**Data shown**
□ □ □ □ □ □ □

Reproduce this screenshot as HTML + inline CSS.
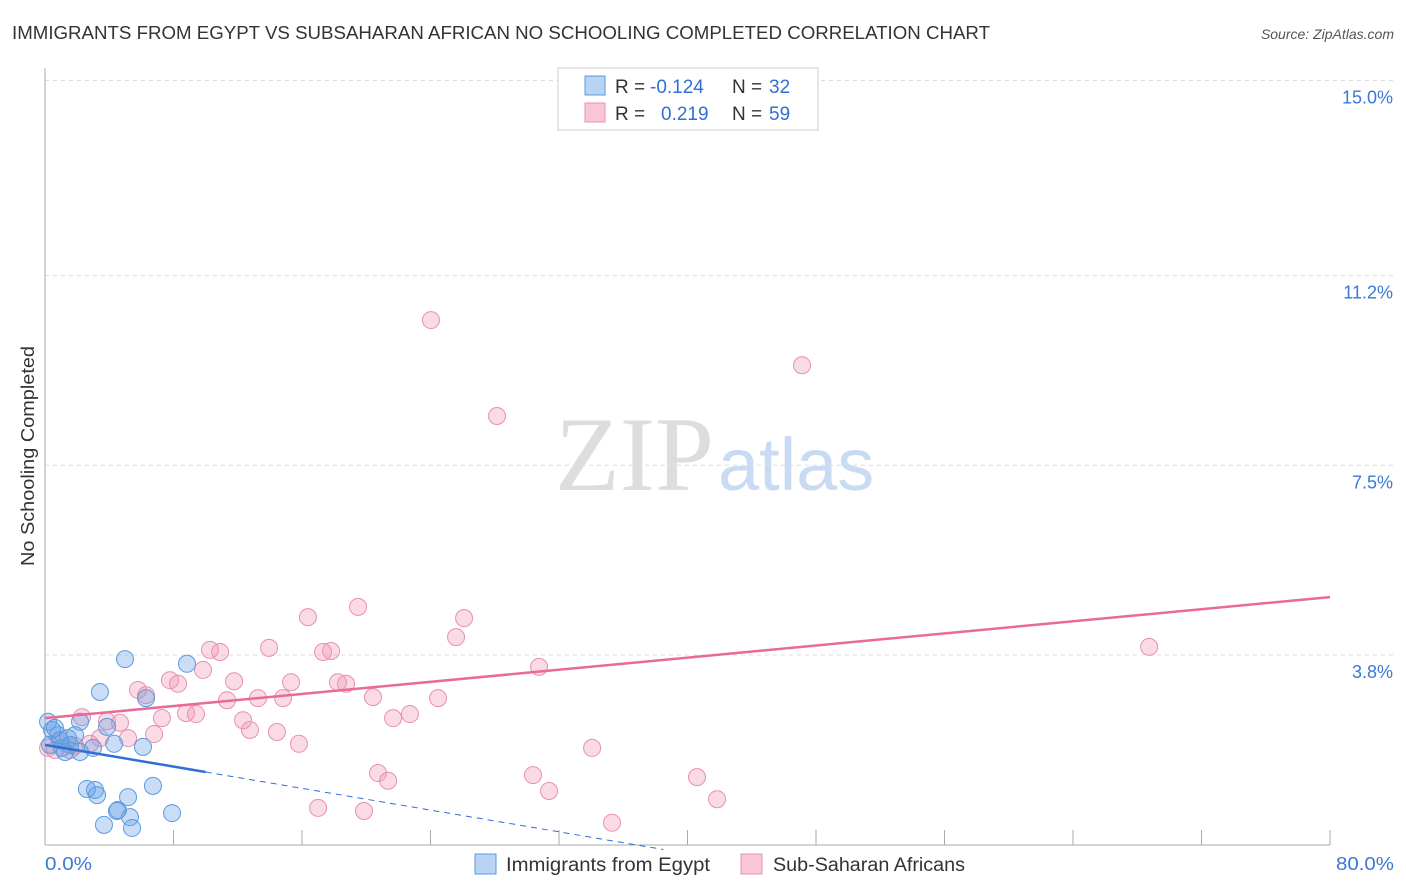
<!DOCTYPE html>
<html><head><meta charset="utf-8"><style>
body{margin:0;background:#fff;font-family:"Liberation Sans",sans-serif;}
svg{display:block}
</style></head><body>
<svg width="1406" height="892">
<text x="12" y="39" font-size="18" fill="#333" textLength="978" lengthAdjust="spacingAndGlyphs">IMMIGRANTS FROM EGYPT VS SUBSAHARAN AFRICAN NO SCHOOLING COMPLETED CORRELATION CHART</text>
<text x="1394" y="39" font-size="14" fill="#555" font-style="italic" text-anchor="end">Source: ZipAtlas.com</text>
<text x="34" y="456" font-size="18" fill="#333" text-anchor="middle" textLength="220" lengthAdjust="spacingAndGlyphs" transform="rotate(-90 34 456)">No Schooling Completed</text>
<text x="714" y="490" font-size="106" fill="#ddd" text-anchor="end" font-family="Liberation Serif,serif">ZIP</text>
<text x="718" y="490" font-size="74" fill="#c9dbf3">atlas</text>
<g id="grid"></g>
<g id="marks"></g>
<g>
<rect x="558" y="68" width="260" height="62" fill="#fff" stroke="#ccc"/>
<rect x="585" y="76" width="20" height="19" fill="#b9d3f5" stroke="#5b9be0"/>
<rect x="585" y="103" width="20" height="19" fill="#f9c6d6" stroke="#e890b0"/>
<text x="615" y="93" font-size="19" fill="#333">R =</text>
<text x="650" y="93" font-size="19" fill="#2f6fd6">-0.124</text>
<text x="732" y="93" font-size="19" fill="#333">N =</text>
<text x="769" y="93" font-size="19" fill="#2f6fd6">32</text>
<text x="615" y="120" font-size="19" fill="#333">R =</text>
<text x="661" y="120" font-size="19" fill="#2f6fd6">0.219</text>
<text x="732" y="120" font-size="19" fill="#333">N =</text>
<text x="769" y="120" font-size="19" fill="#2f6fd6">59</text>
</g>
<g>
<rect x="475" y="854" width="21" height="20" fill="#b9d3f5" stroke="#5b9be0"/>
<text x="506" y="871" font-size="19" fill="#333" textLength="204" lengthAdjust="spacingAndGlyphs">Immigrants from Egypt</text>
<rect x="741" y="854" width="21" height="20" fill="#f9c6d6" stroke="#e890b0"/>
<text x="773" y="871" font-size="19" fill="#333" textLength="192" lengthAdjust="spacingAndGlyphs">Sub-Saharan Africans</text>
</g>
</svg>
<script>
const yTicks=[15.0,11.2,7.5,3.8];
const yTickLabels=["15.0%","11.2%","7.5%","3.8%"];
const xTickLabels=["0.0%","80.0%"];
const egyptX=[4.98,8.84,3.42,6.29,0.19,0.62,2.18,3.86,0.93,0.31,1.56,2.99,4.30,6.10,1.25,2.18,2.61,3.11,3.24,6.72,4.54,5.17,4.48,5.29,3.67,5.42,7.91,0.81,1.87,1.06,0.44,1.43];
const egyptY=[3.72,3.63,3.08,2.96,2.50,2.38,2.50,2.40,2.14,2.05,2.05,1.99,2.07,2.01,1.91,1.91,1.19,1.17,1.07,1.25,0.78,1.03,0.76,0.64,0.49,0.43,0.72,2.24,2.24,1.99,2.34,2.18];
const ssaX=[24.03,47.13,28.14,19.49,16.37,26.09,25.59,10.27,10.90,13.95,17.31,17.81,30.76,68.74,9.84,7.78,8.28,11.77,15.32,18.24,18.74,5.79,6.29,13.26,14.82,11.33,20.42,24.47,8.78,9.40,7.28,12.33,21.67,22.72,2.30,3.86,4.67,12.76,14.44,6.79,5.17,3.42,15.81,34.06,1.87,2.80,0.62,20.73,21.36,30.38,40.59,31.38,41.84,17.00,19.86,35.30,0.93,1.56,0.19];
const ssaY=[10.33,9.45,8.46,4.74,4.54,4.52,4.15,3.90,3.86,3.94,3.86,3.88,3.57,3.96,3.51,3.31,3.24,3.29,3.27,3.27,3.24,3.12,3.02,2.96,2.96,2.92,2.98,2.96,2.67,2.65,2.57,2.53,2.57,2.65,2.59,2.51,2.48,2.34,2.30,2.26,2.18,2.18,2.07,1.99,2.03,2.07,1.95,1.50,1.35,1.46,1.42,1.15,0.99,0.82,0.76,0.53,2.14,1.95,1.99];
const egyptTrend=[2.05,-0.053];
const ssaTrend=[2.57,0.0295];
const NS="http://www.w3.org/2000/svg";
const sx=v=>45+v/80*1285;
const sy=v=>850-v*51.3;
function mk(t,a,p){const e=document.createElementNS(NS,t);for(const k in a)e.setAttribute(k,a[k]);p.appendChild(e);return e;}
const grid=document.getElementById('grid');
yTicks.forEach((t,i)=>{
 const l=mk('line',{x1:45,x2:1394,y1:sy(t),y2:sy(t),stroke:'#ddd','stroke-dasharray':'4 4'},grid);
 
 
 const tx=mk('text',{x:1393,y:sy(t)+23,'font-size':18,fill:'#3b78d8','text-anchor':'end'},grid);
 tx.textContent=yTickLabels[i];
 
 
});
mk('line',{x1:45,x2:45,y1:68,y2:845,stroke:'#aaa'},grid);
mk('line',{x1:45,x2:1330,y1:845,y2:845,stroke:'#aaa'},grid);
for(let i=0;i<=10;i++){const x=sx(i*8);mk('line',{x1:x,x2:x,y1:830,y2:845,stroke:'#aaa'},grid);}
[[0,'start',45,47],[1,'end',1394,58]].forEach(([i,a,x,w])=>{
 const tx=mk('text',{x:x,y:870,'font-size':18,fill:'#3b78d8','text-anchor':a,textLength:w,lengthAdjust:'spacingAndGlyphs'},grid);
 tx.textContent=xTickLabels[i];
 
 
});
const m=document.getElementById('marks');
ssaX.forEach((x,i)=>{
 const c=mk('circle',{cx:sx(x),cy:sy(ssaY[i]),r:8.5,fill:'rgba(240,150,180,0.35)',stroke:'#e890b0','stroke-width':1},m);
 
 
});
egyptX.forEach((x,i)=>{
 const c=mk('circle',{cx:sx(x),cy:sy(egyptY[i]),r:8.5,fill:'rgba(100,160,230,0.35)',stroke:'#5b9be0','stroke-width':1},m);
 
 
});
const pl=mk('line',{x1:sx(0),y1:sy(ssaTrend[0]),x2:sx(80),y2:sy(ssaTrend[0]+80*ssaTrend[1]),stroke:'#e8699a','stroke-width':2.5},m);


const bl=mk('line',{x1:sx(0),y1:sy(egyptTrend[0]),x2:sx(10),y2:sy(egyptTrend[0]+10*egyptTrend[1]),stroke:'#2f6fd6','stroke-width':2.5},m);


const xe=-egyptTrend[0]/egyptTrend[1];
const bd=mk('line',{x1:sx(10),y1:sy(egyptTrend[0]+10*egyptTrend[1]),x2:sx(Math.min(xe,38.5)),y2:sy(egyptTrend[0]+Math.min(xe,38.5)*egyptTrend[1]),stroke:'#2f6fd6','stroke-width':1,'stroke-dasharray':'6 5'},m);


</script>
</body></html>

□ □ □ □ □ □ □

**What the task requires**
Transcribe the full listing character for character. Pictures are excluded.

**Answer to the task**
Reproduce this screenshot as HTML + inline CSS.
<!DOCTYPE html>
<html><head><meta charset="utf-8"><style>
body{margin:0;background:#fff;font-family:"Liberation Sans",sans-serif;}
svg{display:block}
</style></head><body>
<svg width="1406" height="892">
<text x="12" y="39" font-size="18" fill="#333" textLength="978" lengthAdjust="spacingAndGlyphs">IMMIGRANTS FROM EGYPT VS SUBSAHARAN AFRICAN NO SCHOOLING COMPLETED CORRELATION CHART</text>
<text x="1394" y="39" font-size="14" fill="#555" font-style="italic" text-anchor="end">Source: ZipAtlas.com</text>
<text x="34" y="456" font-size="18" fill="#333" text-anchor="middle" textLength="220" lengthAdjust="spacingAndGlyphs" transform="rotate(-90 34 456)">No Schooling Completed</text>
<text x="714" y="490" font-size="106" fill="#ddd" text-anchor="end" font-family="Liberation Serif,serif">ZIP</text>
<text x="718" y="490" font-size="74" fill="#c9dbf3">atlas</text>
<g id="grid"></g>
<g id="marks"></g>
<g>
<rect x="558" y="68" width="260" height="62" fill="#fff" stroke="#ccc"/>
<rect x="585" y="76" width="20" height="19" fill="#b9d3f5" stroke="#5b9be0"/>
<rect x="585" y="103" width="20" height="19" fill="#f9c6d6" stroke="#e890b0"/>
<text x="615" y="93" font-size="19" fill="#333">R =</text>
<text x="650" y="93" font-size="19" fill="#2f6fd6">-0.124</text>
<text x="732" y="93" font-size="19" fill="#333">N =</text>
<text x="769" y="93" font-size="19" fill="#2f6fd6">32</text>
<text x="615" y="120" font-size="19" fill="#333">R =</text>
<text x="661" y="120" font-size="19" fill="#2f6fd6">0.219</text>
<text x="732" y="120" font-size="19" fill="#333">N =</text>
<text x="769" y="120" font-size="19" fill="#2f6fd6">59</text>
</g>
<g>
<rect x="475" y="854" width="21" height="20" fill="#b9d3f5" stroke="#5b9be0"/>
<text x="506" y="871" font-size="19" fill="#333" textLength="204" lengthAdjust="spacingAndGlyphs">Immigrants from Egypt</text>
<rect x="741" y="854" width="21" height="20" fill="#f9c6d6" stroke="#e890b0"/>
<text x="773" y="871" font-size="19" fill="#333" textLength="192" lengthAdjust="spacingAndGlyphs">Sub-Saharan Africans</text>
</g>
</svg>
<script>
const yTicks=[15.0,11.2,7.5,3.8];
const yTickLabels=["15.0%","11.2%","7.5%","3.8%"];
const xTickLabels=["0.0%","80.0%"];
const egyptX=[4.98,8.84,3.42,6.29,0.19,0.62,2.18,3.86,0.93,0.31,1.56,2.99,4.30,6.10,1.25,2.18,2.61,3.11,3.24,6.72,4.54,5.17,4.48,5.29,3.67,5.42,7.91,0.81,1.87,1.06,0.44,1.43];
const egyptY=[3.72,3.63,3.08,2.96,2.50,2.38,2.50,2.40,2.14,2.05,2.05,1.99,2.07,2.01,1.91,1.91,1.19,1.17,1.07,1.25,0.78,1.03,0.76,0.64,0.49,0.43,0.72,2.24,2.24,1.99,2.34,2.18];
const ssaX=[24.03,47.13,28.14,19.49,16.37,26.09,25.59,10.27,10.90,13.95,17.31,17.81,30.76,68.74,9.84,7.78,8.28,11.77,15.32,18.24,18.74,5.79,6.29,13.26,14.82,11.33,20.42,24.47,8.78,9.40,7.28,12.33,21.67,22.72,2.30,3.86,4.67,12.76,14.44,6.79,5.17,3.42,15.81,34.06,1.87,2.80,0.62,20.73,21.36,30.38,40.59,31.38,41.84,17.00,19.86,35.30,0.93,1.56,0.19];
const ssaY=[10.33,9.45,8.46,4.74,4.54,4.52,4.15,3.90,3.86,3.94,3.86,3.88,3.57,3.96,3.51,3.31,3.24,3.29,3.27,3.27,3.24,3.12,3.02,2.96,2.96,2.92,2.98,2.96,2.67,2.65,2.57,2.53,2.57,2.65,2.59,2.51,2.48,2.34,2.30,2.26,2.18,2.18,2.07,1.99,2.03,2.07,1.95,1.50,1.35,1.46,1.42,1.15,0.99,0.82,0.76,0.53,2.14,1.95,1.99];
const egyptTrend=[2.05,-0.053];
const ssaTrend=[2.57,0.0295];
const NS="http://www.w3.org/2000/svg";
const sx=v=>45+v/80*1285;
const sy=v=>850-v*51.3;
function mk(t,a,p){const e=document.createElementNS(NS,t);for(const k in a)e.setAttribute(k,a[k]);p.appendChild(e);return e;}
const grid=document.getElementById('grid');
yTicks.forEach((t,i)=>{
 const l=mk('line',{x1:45,x2:1394,y1:sy(t),y2:sy(t),stroke:'#ddd','stroke-dasharray':'4 4'},grid);
 
 
 const tx=mk('text',{x:1393,y:sy(t)+23,'font-size':18,fill:'#3b78d8','text-anchor':'end'},grid);
 tx.textContent=yTickLabels[i];
 
 
});
mk('line',{x1:45,x2:45,y1:68,y2:845,stroke:'#aaa'},grid);
mk('line',{x1:45,x2:1330,y1:845,y2:845,stroke:'#aaa'},grid);
for(let i=0;i<=10;i++){const x=sx(i*8);mk('line',{x1:x,x2:x,y1:830,y2:845,stroke:'#aaa'},grid);}
[[0,'start',45,47],[1,'end',1394,58]].forEach(([i,a,x,w])=>{
 const tx=mk('text',{x:x,y:870,'font-size':18,fill:'#3b78d8','text-anchor':a,textLength:w,lengthAdjust:'spacingAndGlyphs'},grid);
 tx.textContent=xTickLabels[i];
 
 
});
const m=document.getElementById('marks');
ssaX.forEach((x,i)=>{
 const c=mk('circle',{cx:sx(x),cy:sy(ssaY[i]),r:8.5,fill:'rgba(240,150,180,0.35)',stroke:'#e890b0','stroke-width':1},m);
 
 
});
egyptX.forEach((x,i)=>{
 const c=mk('circle',{cx:sx(x),cy:sy(egyptY[i]),r:8.5,fill:'rgba(100,160,230,0.35)',stroke:'#5b9be0','stroke-width':1},m);
 
 
});
const pl=mk('line',{x1:sx(0),y1:sy(ssaTrend[0]),x2:sx(80),y2:sy(ssaTrend[0]+80*ssaTrend[1]),stroke:'#e8699a','stroke-width':2.5},m);


const bl=mk('line',{x1:sx(0),y1:sy(egyptTrend[0]),x2:sx(10),y2:sy(egyptTrend[0]+10*egyptTrend[1]),stroke:'#2f6fd6','stroke-width':2.5},m);


const xe=-egyptTrend[0]/egyptTrend[1];
const bd=mk('line',{x1:sx(10),y1:sy(egyptTrend[0]+10*egyptTrend[1]),x2:sx(Math.min(xe,38.5)),y2:sy(egyptTrend[0]+Math.min(xe,38.5)*egyptTrend[1]),stroke:'#2f6fd6','stroke-width':1,'stroke-dasharray':'6 5'},m);


</script>
</body></html>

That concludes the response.